Ce mercredi, un groupe de députés de la Chambre des représentants (HOR) de l’est de la Libye, connue sous le nom de « Parlement de Toubrouk », s’est déplacé en Turquie. Au programme, une rencontre avec le président turc Recep Tayyip Erdoğan.
Une délégation de parlementaires de l’est de la Libye, dirigée par Fawzi al-Nuwairi, président par intérim du Parlement depuis qu’Aguila Salah s’est porté candidat à la présidentielle, était en Turquie ce mercredi. Il s’agit là de la première visite de représentants de la HOR et de responsables de l’est libyen en général, en Turquie. Le groupe de députés a rencontré le Groupe d’amitié libyen au parlement turc. Avant de s’entretenir avec le président turc Recep Tayyip Erdoğan.
Le chef du groupe d’amitié parlementaire Libye-Turquie, Ahmet Yıldız, a remercié la délégation libyenne pour cette visite « qui intervient dans un agenda libyen chargé compte tenu de la préparation des élections ». Il a déclaré que la Turquie « soutiendrait toujours la Libye dans tous les cercles internationaux ». De son côté, la présidence turque a indiqué que Recep Tayyip Erdoğan avait reçu la délégation dirigée par Al-Nuwairi à Ankara.
Une visite inattendue. Al-Nuwairi est considéré comme le cinquième homme de l’est, après Haftar père et fils, Aguila Salah et Abderrazak Nadhouri. Pour rappel, lors de l’assaut de Khalifa Haftar sur Tripoli entre 2019 et 2020, la Turquie était du côté de Tripoli et a grandement participé à repousser les troupes du maréchal. Avec le soutien d’Aguila Salah pour Haftar depuis, les relations entre Benghazi et la Turquie ne s’étaient pas améliorées. Que doit-on conclure de cette visite ?
Erdoğan a-t-il changé de position vis-à-vis des EAU ?

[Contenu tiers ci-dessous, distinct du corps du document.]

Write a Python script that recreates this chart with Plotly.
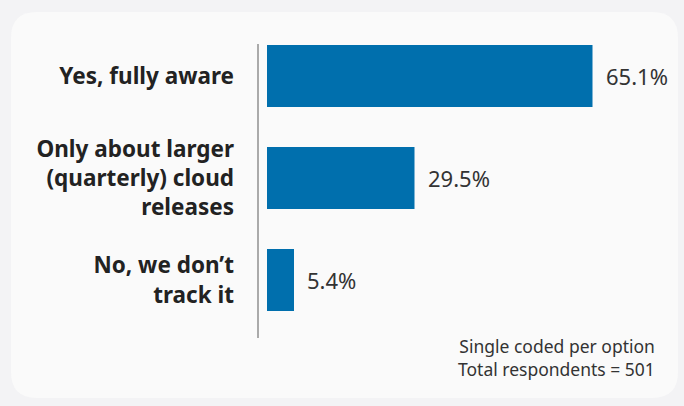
import plotly.graph_objects as go

categories = ["Yes, fully aware", "Only about larger<br>(quarterly) cloud<br>releases", "No, we don’t<br>track it"]
values = [65.1, 29.5, 5.4]
value_labels = ["65.1%", "29.5%", "5.4%"]
footnote = "Single coded per option<br>Total respondents = 501"

W, H = 684, 406
L, R, T, B = 267, 17, 25, 75
PW, PH = W - L - R, H - T - B

def px2paper(px, py):
    return (px - L) / PW, (H - B - py) / PH

def rounded_rect(x0, y0, x1, y1, r):
    def P(x, y):
        a, b = px2paper(x, y)
        return f"{a:.5f},{b:.5f}"
    return (f"M {P(x0 + r, y0)} L {P(x1 - r, y0)} Q {P(x1, y0)} {P(x1, y0 + r)} "
            f"L {P(x1, y1 - r)} Q {P(x1, y1)} {P(x1 - r, y1)} "
            f"L {P(x0 + r, y1)} Q {P(x0, y1)} {P(x0, y1 - r)} "
            f"L {P(x0, y0 + r)} Q {P(x0, y0)} {P(x0 + r, y0)} Z")

FONT = "Noto Sans"

fig = go.Figure()
fig.add_trace(go.Bar(
    y=categories, x=values, orientation="h",
    marker=dict(color="#006fad", line=dict(width=0)),
    width=0.61, hoverinfo="skip",
))

for c, v, t in zip(categories, values, value_labels):
    fig.add_annotation(x=v, y=c, xref="x", yref="y", text=t, showarrow=False,
                       xanchor="left", xshift=11,
                       font=dict(family=FONT, size=22, color="#333333"))

fig.add_annotation(x=px2paper(657, 0)[0], y=px2paper(0, 357)[1], xref="paper", yref="paper",
                   text=footnote, showarrow=False, xanchor="right", yanchor="middle",
                   align="right", font=dict(family=FONT, size=17.5, color="#333333"))

shapes = [
    dict(type="path", xref="paper", yref="paper", path=rounded_rect(11, 12, 678, 398, 26),
         fillcolor="#fafafa", line=dict(width=0), layer="below"),
    dict(type="line", xref="paper", yref="paper",
         x0=px2paper(258, 0)[0], x1=px2paper(258, 0)[0],
         y0=px2paper(0, 44)[1], y1=px2paper(0, 338)[1],
         line=dict(color="#aaaaaa", width=2)),
]

fig.update_layout(
    width=W, height=H,
    margin=dict(l=L, r=R, t=T, b=B),
    paper_bgcolor="#f3f3f5", plot_bgcolor="rgba(0,0,0,0)",
    showlegend=False, shapes=shapes,
    xaxis=dict(range=[0, 80], visible=False, showgrid=False, zeroline=False),
    yaxis=dict(autorange="reversed", showgrid=False, zeroline=False, showline=False,
               ticks="", ticklabelstandoff=32,
               tickfont=dict(family=FONT, size=22.5, color="#222222", weight="bold")),
)

fig.write_html("out.html")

Si du côté de la Turquie, comme du côté des parlementaires libyens, la raison de la rencontre serait « le renforcement des relations bilatérales », le journaliste Baudouin Loos soulève une hypothèse bien plus plausible. Celle du retour des relations cordiales entre les Emirats arabes unis (EAU) et la Turquie.
Tout d’abord, la Turquie traverse une crise financière. Malgré une croissance de 7,4 % au troisième trimestre 2021, l’inflation a atteint un niveau record de 21,3 %. La livre turque a chuté de 45 % par rapport au dollar américain depuis le 1er janvier 2021, et de 30 % depuis novembre. Avec la baisse des taux d’intérêts de la Banque centrale turque afin d’amortir la crise, Erdoğan devait rapidement trouver des investissements directs d’urgence.
C’est là qu’intervient la visite du prince héritier d’Abu Dabi Mohamed Ben Zayed Al Nahyane à Ankara le 24 novembre dernier. Le prince des Emirats est arrivé en Turquie avec 10 milliards de dollars d’investissements directs. Recep Tayyip Erdoğan faisait état d’une « nouvelle ère » dans les relations entre les EAU et la Turquie. Une relation qui ne cesse de s’envenimer en raison de la crise diplomatique du Golfe arabe, dans laquelle la Turquie soutient le Qatar contre les EAU et l’Arabie saoudite. Mais également à cause du soutien des EAU pour Israël après la signature des Accords d’Abraham.
En Libye, les Emirats faisaient office de hub pour l’armement occidental — américain, français et allemand en l’occurrence — de Khalifa Haftar en Libye et d’Abdel Fattah al-Sissi en Egypte. Des ennemis de l’Etat libyen aux antipodes d’Ankara.
Une Turquie réconciliatrice en Libye
Une situation qui semble donc évoluer. Pour Recep Tayyip Erdoğan, un rapprochement avec l’est libyen est également une chance de prendre une position en vue de la réconciliation en Libye. Le pays en a grandement besoin, surtout avec l’échéance du 24 décembre. La non-tenue de l’élection, si la Libye demeure divisée, est annonciatrice de conflit.
Fin novembre, le porte-parole de la présidence turque, Ibrahim Kalin, a déclaré que la « Turquie continuera de soutenir la Libye même en cas de report des élections ». Lors d’une intervention sur les incertitudes électorales en Libye, Kalin a déclaré qu’il était « nécessaire de souligner l’importance de l’intégrité territoriale et de l’unité politique de la Libye ». « En tout cas, quoi qu’ils décident, ce doit être un processus dirigé par les Libyens. Tous les acteurs internationaux doivent respecter et soutenir ce processus », estime le Turc.
Pour rappel, Benghazi avait déjà fait un geste vers un rapprochement avec Ankara. Sept ressortissants turcs avaient été relâchés fin novembre, après avoir été emprisonnés par l’ANL de Khalifa Haftar pendant deux ans.